Why is this function not ##L^1(\mathbb{R} \times \mathbb{R})##?

[laurabon]

Hi everyone in the following expression
##f(t)=\frac{1}{2 \pi} \int\left(\int f(u) e^{-i \omega u} d u\right) e^{i \omega t} d \omega ##

the book says I can't swap integrals bacause the function

##f(u) e^{i \omega(t-u)}## is not ## L^1(\mathbb{R} \times \mathbb{R})##

why ? complex exponential is not always bounded?

 

[FactChecker]

What properties does ##f(u)## have?

 

[laurabon]

What properties does ##f(u)## have?

it is Fuorier inverse theorem with ##f## in ##L^1(\mathbb{R})##

 

[PeroK]

Hi everyone in the following expression
##f(t)=\frac{1}{2 \pi} \int\left(\int f(u) e^{-i \omega u} d u\right) e^{i \omega t} d \omega ##

the book says I can't swap integrals bacause the function

##f(u) e^{i \omega(t-u)}## is not ## L^1(\mathbb{R} \times \mathbb{R})##

why ? complex exponential is not always bounded?

Note that ##\sin## and ##\cos## are not integrable over ##\mathbb R##.

 

[laurabon]

Note that ##\sin## and ##\cos## are not integrable over ##\mathbb R##.
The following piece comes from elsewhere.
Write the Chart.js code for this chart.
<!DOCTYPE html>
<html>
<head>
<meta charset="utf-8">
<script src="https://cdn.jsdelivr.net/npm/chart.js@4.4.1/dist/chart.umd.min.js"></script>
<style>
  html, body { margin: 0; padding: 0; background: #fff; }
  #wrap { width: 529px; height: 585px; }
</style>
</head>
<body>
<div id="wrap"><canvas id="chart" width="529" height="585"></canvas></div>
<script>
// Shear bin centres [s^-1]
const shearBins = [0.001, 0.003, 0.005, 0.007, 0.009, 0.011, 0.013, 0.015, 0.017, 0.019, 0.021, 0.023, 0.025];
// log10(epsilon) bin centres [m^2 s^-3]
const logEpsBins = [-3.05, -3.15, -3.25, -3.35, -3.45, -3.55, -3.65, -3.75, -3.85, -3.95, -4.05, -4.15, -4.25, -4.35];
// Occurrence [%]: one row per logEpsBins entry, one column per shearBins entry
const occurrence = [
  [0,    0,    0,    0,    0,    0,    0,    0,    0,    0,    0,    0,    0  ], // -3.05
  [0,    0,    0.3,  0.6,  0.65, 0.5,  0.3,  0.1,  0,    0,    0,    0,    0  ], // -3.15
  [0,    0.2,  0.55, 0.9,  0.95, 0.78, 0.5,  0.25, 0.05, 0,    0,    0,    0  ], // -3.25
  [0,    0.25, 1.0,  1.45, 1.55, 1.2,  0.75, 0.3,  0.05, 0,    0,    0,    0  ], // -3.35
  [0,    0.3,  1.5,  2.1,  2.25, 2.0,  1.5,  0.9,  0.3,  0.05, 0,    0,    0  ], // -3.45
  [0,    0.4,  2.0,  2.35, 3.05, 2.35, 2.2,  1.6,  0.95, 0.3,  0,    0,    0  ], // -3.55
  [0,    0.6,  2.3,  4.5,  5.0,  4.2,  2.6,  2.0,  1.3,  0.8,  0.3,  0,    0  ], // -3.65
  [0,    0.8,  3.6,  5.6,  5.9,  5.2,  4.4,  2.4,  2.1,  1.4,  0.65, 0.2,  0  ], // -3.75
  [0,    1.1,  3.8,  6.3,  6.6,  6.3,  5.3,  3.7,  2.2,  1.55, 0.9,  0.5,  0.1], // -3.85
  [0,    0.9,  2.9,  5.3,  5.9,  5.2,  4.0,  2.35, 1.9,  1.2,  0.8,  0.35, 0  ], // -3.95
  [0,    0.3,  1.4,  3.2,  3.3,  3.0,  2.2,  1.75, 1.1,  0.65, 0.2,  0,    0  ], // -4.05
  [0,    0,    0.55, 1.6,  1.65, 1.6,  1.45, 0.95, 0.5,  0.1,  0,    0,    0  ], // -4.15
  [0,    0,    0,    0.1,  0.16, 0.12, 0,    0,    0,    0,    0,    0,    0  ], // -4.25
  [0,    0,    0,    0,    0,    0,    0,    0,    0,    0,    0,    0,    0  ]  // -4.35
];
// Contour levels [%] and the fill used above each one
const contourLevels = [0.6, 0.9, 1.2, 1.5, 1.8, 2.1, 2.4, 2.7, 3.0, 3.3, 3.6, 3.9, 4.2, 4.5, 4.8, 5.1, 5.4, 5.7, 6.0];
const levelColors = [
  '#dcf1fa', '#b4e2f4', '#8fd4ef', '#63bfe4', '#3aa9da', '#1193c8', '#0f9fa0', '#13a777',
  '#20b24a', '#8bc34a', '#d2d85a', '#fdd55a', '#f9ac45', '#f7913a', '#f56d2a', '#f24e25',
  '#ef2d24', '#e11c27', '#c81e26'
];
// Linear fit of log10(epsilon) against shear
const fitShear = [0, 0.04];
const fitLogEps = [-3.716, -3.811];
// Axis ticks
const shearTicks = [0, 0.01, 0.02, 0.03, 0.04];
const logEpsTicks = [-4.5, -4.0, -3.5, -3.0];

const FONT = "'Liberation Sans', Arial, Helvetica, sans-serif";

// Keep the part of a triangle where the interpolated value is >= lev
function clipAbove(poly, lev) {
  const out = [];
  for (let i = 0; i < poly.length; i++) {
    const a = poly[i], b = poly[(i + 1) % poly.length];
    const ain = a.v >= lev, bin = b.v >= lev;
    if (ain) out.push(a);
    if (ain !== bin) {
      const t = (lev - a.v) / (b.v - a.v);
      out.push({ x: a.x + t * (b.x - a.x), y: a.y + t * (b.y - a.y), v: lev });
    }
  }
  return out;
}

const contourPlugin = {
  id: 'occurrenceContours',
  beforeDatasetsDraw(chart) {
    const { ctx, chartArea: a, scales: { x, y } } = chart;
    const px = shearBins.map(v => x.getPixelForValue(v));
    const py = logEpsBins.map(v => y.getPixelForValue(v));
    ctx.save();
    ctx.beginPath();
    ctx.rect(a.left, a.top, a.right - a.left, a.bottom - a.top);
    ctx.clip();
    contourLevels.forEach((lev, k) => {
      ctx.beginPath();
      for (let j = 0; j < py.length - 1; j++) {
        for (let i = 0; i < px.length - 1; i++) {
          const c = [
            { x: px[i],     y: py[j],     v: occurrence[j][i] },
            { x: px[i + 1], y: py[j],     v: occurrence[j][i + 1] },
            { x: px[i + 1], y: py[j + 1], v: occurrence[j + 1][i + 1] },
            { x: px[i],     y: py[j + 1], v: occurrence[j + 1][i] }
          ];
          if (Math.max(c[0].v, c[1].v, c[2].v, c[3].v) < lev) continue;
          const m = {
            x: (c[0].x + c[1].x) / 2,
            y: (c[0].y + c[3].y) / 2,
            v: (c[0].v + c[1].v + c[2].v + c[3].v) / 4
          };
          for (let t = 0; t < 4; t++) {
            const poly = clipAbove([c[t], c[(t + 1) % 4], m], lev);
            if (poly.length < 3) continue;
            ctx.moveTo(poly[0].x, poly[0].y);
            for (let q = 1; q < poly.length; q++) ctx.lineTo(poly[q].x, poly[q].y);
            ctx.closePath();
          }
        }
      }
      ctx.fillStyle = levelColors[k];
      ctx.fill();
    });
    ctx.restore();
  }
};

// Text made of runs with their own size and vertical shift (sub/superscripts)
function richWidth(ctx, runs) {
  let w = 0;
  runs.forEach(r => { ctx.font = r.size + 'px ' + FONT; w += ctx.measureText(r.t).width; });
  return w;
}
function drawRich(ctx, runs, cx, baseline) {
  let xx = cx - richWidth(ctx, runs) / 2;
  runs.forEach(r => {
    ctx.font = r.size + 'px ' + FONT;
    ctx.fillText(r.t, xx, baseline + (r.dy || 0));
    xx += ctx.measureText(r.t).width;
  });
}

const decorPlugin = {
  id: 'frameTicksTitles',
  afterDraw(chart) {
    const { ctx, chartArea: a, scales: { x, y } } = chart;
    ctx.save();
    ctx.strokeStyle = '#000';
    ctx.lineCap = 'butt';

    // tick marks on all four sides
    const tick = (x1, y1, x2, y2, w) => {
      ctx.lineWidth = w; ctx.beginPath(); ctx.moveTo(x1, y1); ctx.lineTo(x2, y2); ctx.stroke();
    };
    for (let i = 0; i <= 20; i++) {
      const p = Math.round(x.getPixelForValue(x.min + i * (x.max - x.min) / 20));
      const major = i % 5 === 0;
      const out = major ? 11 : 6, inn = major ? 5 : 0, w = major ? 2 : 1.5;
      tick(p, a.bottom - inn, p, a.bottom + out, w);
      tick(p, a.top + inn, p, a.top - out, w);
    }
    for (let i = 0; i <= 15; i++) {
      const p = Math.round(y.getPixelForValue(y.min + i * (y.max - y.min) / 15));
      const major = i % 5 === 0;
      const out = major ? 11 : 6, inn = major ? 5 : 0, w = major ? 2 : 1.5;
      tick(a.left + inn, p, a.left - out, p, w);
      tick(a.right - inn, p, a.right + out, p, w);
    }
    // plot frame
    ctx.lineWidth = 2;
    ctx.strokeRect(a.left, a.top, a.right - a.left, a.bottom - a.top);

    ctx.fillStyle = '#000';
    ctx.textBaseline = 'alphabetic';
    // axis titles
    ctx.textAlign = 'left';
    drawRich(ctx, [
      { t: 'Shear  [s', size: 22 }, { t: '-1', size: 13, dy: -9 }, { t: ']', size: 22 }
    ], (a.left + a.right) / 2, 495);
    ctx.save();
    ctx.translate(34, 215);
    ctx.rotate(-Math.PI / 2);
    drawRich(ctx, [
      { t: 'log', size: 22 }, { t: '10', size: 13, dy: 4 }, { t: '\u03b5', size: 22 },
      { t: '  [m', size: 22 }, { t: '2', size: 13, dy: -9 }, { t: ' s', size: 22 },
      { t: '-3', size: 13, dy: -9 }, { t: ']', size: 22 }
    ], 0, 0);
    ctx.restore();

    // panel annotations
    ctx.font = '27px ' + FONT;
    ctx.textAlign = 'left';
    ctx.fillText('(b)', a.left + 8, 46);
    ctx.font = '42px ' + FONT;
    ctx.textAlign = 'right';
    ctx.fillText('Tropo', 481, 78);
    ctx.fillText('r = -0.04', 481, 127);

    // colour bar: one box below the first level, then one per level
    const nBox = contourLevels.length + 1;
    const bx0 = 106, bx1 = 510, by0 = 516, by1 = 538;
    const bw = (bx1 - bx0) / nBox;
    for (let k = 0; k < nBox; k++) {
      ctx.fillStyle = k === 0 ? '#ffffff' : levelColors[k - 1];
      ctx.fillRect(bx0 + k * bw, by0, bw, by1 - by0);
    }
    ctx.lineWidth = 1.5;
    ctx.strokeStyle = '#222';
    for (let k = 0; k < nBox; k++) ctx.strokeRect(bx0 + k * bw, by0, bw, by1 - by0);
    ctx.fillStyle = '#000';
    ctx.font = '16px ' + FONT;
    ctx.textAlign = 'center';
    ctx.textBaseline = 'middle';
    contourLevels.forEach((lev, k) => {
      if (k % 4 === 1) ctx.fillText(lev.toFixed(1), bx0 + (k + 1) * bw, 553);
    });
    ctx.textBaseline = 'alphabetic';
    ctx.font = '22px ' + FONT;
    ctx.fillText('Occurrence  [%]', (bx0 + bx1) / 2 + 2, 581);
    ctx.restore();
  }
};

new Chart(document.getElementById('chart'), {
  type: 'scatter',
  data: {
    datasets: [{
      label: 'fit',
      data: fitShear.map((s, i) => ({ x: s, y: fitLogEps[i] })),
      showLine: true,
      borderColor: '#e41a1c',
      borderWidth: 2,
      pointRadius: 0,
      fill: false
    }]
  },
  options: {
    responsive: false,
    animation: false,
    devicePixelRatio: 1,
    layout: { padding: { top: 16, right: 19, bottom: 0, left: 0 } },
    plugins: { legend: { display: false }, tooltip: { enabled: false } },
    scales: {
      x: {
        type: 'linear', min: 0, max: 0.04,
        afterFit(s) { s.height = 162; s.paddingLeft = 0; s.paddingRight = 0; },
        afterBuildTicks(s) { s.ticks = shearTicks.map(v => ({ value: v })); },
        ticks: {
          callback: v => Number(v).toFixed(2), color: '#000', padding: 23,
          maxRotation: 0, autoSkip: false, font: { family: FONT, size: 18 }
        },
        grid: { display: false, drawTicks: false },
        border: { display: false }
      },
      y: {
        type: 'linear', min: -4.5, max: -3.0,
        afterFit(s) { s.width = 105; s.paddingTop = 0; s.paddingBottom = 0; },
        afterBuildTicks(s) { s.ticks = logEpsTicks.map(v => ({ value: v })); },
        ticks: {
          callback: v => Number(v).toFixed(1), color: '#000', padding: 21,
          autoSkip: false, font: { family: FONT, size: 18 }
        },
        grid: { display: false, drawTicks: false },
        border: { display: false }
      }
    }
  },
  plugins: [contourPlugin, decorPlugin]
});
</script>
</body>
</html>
I came up with this . Is correct? ##
\begin{aligned}
& \left|f(u) e^{i \omega(t-u)}\right|=|f(u)| \\
& \iint|f(u)|=\int_{-\infty}^{\infty} c = \infty
\end{aligned}##

how should I use the fact that sin and cosine are not integrable ?I mean to verify that is in L1 I always have to use the fact that ##|e^{i \omega(t-u)}|=1## I think

 

[PeroK]

I came up with this . Is correct? ##
\begin{aligned}
& \left|f(u) e^{i \omega(t-u)}\right|=|f(u)| \\
& \iint|f(u)|=\int_{-\infty}^{\infty} c = \infty
\end{aligned}##

how should I use the fact that sin and cosine are not integrable ?I mean to verify that is in L1 I always have to use the fact that ##|e^{i \omega(t-u)}|=1## I think

I don't think that works. First, let's take ##t = 0##, where the integral reduces to:
$$f(0) = \int_{-\infty}^{+\infty} \bigg ( \int_{-\infty}^{+\infty}f(u)e^{-iwu}\ du \bigg ) \ dw$$If we try to swap the integrals and look at:$$\int_{-\infty}^{+\infty} f(u) \bigg ( \int_{-\infty}^{+\infty}e^{-iwu}\ dw \bigg ) \ du$$We can see immediately that the inner integral does not converge and does not represent a well-defined function of ##u##. Because neither ##\cos(wu)## nor ##\sin(wu)## is integrable with respect to ##w## on all of ##\mathbb R##.

 

[WWGD]

Hi everyone in the following expression
##f(t)=\frac{1}{2 \pi} \int\left(\int f(u) e^{-i \omega u} d u\right) e^{i \omega t} d \omega ##

the book says I can't swap integrals bacause the function

##f(u) e^{i \omega(t-u)}## is not ## L^1(\mathbb{R} \times \mathbb{R})##

why ? complex exponential is not always bounded?

Notice f(x)==1 is also bounded. To be able to be in ##L^1(X)## , where ##X## itself is unbounded, your f has to decrease fast-enough.